The concept is roughly the same, but I’ve given my team a real headache by changing about 50% of the menu. I just can’t stop myself. There are so many exciting dishes from the south of Thailand. New dishes include naem neua tord (picanha beef fermented in-house with rice then stir-fried with lots of chilli and garlic); curry of Dorset crab with coconut milk and betel leaf; and khua kling muu (dry-wok-fried pork with chillies, long pepper and wild galangal). But the thing I hope will become a favourite is actually two distinct dishes that I want people to order together: kha muu paloh, a Thai-Chinese braised pork hock dish, and sour orange curry (gaeng som pla). It’s a great example of two different food cultures coming together and is inspired by a restaurant near a railway station in Phatthalung (a city and province in Thailand’s deep south).

We hear you’re doing a riff on Borough Market’s infamous strawberries and chocolate…

Yes. It’s a bit of a piss-take. In Thailand, strawberries are often used as a savoury ingredient. We’ll be serving ours as a salad dressed with lime juice, tamarind, roasted dried chillies and palm sugar, then finished with these amazing little dried fish we import from Thailand.

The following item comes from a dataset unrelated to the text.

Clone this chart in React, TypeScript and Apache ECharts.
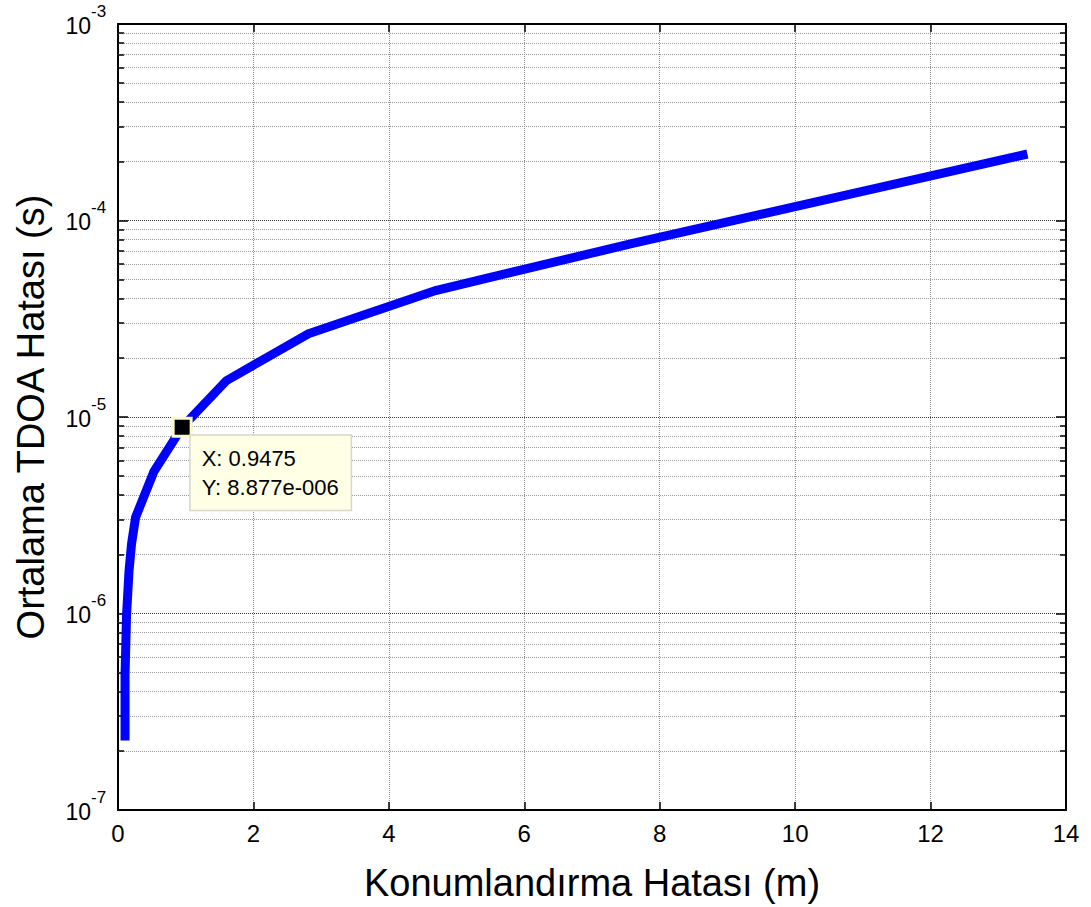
import React, { useEffect, useRef } from "react";
import * as echarts from "echarts";

// Data
const positionError = [0.104, 0.104, 0.126, 0.163, 0.2, 0.26, 0.53, 0.9475, 1.6, 2.81, 4.69, 7.6, 13.43];
const tdoaError = [2.26e-7, 4.86e-7, 9.77e-7, 1.65e-6, 2.26e-6, 3.09e-6, 5.27e-6, 8.877e-6, 1.53e-5, 2.65e-5, 4.4e-5, 7.65e-5, 2.18e-4];

const xTitle = "Konumlandırma Hatası (m)";
const yTitle = "Ortalama TDOA Hatası (s)";

const tipX = 0.9475;
const tipY = 8.877e-6;
const tipLabels = ["X: 0.9475", "Y: 8.877e-006"];

const xMin = 0;
const xMax = 14;
const xInterval = 2;
const yMin = 1e-7;
const yMax = 1e-3;
const yTickExponents = [-7, -6, -5, -4, -3];
const decades = [-7, -6, -5, -4];
const minorMultipliers = [2, 3, 4, 5, 6, 7, 8, 9];

const FONT = "'Liberation Sans', Arial, sans-serif";

export default function App() {
  const ref = useRef<HTMLDivElement>(null);

  useEffect(() => {
    if (!ref.current) return;
    const chart = echarts.init(ref.current, undefined, { renderer: "svg" });

    const minorValues: number[] = [];
    decades.forEach((e) => minorMultipliers.forEach((m) => minorValues.push(m * Math.pow(10, e))));

    const minorGrid = minorValues.map((v) => ({
      yAxis: v,
      lineStyle: { color: "#9a9a9a", type: "dotted" as const, width: 1 },
    }));
    const tickLen = 0.09;
    const leftTicks = minorValues.map((v) => [
      { coord: [xMin, v], lineStyle: { color: "#000", type: "solid" as const, width: 1.5 } },
      { coord: [xMin + tickLen, v] },
    ]);
    const rightTicks = minorValues.map((v) => [
      { coord: [xMax, v], lineStyle: { color: "#000", type: "solid" as const, width: 1.5 } },
      { coord: [xMax - tickLen, v] },
    ]);

    const data = positionError.map((x, i) => [x, tdoaError[i]]);

    const axisLineStyle = { color: "#000", width: 2 };

    chart.setOption({
      animation: false,
      backgroundColor: "#ffffff",
      textStyle: { fontFamily: FONT },
      grid: { left: 118, right: 25, top: 24, bottom: 91, containLabel: false },
      xAxis: [
        {
          type: "value",
          min: xMin,
          max: xMax,
          interval: xInterval,
          position: "bottom",
          name: xTitle,
          nameLocation: "middle",
          nameGap: 54,
          nameTextStyle: { fontSize: 38, color: "#000", fontFamily: FONT },
          axisLine: { show: true, onZero: false, lineStyle: axisLineStyle },
          axisTick: { show: true, inside: true, length: 8, lineStyle: { color: "#000", width: 1.5 } },
          axisLabel: { show: true, fontSize: 24, color: "#000", margin: 11, fontFamily: FONT },
          splitLine: { show: true, lineStyle: { color: "#8a8a8a", type: "dotted", width: 1 } },
        },
        {
          type: "value",
          min: xMin,
          max: xMax,
          interval: xInterval,
          position: "top",
          axisLine: { show: true, onZero: false, lineStyle: axisLineStyle },
          axisTick: { show: true, inside: true, length: 8, lineStyle: { color: "#000", width: 1.5 } },
          axisLabel: { show: false },
          splitLine: { show: false },
        },
      ],
      yAxis: [
        {
          type: "log",
          logBase: 10,
          min: yMin,
          max: yMax,
          position: "left",
          name: yTitle,
          nameLocation: "middle",
          nameGap: 68,
          nameRotate: 90,
          nameTextStyle: { fontSize: 38, color: "#000", fontFamily: FONT },
          axisLine: { show: true, onZero: false, lineStyle: axisLineStyle },
          axisTick: { show: true, inside: true, length: 10, lineStyle: { color: "#000", width: 1.5 } },
          axisLabel: { show: false },
          splitLine: { show: true, lineStyle: { color: "#3a3a3a", type: "dotted", width: 1 } },
        },
        {
          type: "log",
          logBase: 10,
          min: yMin,
          max: yMax,
          position: "right",
          axisLine: { show: true, onZero: false, lineStyle: axisLineStyle },
          axisTick: { show: true, inside: true, length: 10, lineStyle: { color: "#000", width: 1.5 } },
          axisLabel: { show: false },
          splitLine: { show: false },
        },
      ],
      series: [
        {
          type: "line",
          xAxisIndex: 0,
          yAxisIndex: 0,
          data,
          showSymbol: false,
          symbol: "none",
          lineStyle: { color: "#0000ff", width: 9, cap: "butt", join: "miter" },
          silent: true,
          z: 3,
          markLine: {
            silent: true,
            precision: 12,
            symbol: ["none", "none"],
            label: { show: false },
            emphasis: { disabled: true },
            z: 1,
            data: [...minorGrid, ...leftTicks, ...rightTicks],
          },
          markPoint: {
            silent: true,
            symbol: "rect",
            symbolSize: 18,
            itemStyle: { color: "#000", borderColor: "#fcf8c8", borderWidth: 3 },
            label: {
              show: true,
              position: [19, 19],
              align: "left",
              verticalAlign: "top",
              formatter: tipLabels.join("\n"),
              fontSize: 22,
              lineHeight: 29,
              color: "#000",
              fontFamily: FONT,
              backgroundColor: "#ffffe6",
              borderColor: "#d6d6cc",
              borderWidth: 1.5,
              padding: [8, 12, 8, 11],
            },
            data: [{ coord: [tipX, tipY] }],
          },
        },
      ],
    });

    // Y tick labels (10^n) placed through the library's own scale
    const axisX = chart.convertToPixel({ xAxisIndex: 0 }, xMin) as number;
    const labelEls: any[] = [];
    yTickExponents.forEach((e) => {
      const py = chart.convertToPixel({ yAxisIndex: 0 }, Math.pow(10, e)) as number;
      labelEls.push({
        type: "text",
        silent: true,
        x: axisX - 27,
        y: py + 1.5,
        style: {
          text: "10",
          fontSize: 23,
          fontFamily: FONT,
          fill: "#000",
          align: "right",
          verticalAlign: "middle",
        },
      });
      labelEls.push({
        type: "text",
        silent: true,
        x: axisX - 27,
        y: py - 13,
        style: {
          text: String(e),
          fontSize: 17,
          fontFamily: FONT,
          fill: "#000",
          align: "left",
          verticalAlign: "middle",
        },
      });
    });
    chart.setOption({ graphic: labelEls });

    return () => chart.dispose();
  }, []);

  return (
    <div
      ref={ref}
      style={{ position: "fixed", left: 0, top: 0, width: 1091, height: 907, background: "#fff" }}
    />
  );
}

How is your growing operation going?

Well, but we haven’t made life easy for ourselves. It takes a huge amount of work to keep up with the extra demand from the new restaurants in the portfolio. I’ve had to build more greenhouses at Ryewater Nursery in Dorset, and I’m also in the process of setting up a growing operation in Portugal that will allow us to extend our growing season. Growing our own ingredients sets us apart from other Thai restaurants in London. There’s only so much Thai produce available here, and a lot of Thai restaurants end up serving similar dishes because they’re constrained by what’s available. Unlike most other high-end Thai restaurants in London, we don’t use our aromatics to make curry pastes. There are two big issues with that. Firstly, you’re paying a Western chef on a Western wage to spend hours pounding expensive imported ingredients that aren’t necessarily at their best. But secondly - and more importantly - they’re not going to do it nearly as well as a family that has been making curry paste for generations.

Plaza Khao Gaeng

Do you cook in any of your restaurants?

No. After the menu has been developed and finalised in my kitchen at Ryewater Nursery, I hand it over to my team. This is because it’s not my food; it’s Thai food. It takes far more creativity to copy something perfectly than it does to come up with your own idea or add a cheffy flourish. I don’t have time for that.

Who is cooking your food, then?

These days the kitchen team is roughly half Thai across the group. The danger of having only Thai cooks is that they slip into cooking for farangs (foreigners) again. Thai people are very hospitable and want to please. If they’re told by a guest that the food is too spicy, they’ll dial it down. I want them to cook exactly as they would for their granny back home.

The danger of having only Thai cooks is that they slip into cooking for farangs (foreigners) again. Thai people are very hospitable and want to please

You recently created a sub-branded division within the wider JKS Restaurants portfolio. What does that mean for your restaurants?

The creation of Chaiyo Restaurants signals a slight separation from JKS, but we still make full use of the incredible expertise and support they bring. I wouldn’t have been able to do this without my partners taking a punt on me. Chaiyo is the last word of the Thai national anthem and it roughly means ‘rejoice’. It’s also what our team members say after every meeting. The aim of the group is to serve the true form of Thai food without compromise. Eventually, we want to offer food from every part of the country.

Does that mean the next thing you open won’t be a Plaza Khao Gaeng or a Speedboat Bar?

Maybe. I don’t want to say too much, but we’re looking at launching a Thai restaurant in a much posher part of London that will showcase the royal dishes born out of trade and different cultures coming together. This restaurant will become our flagship. We’re also planning to launch a restaurant that explores the food of the north, and another focused on the food of the north-east.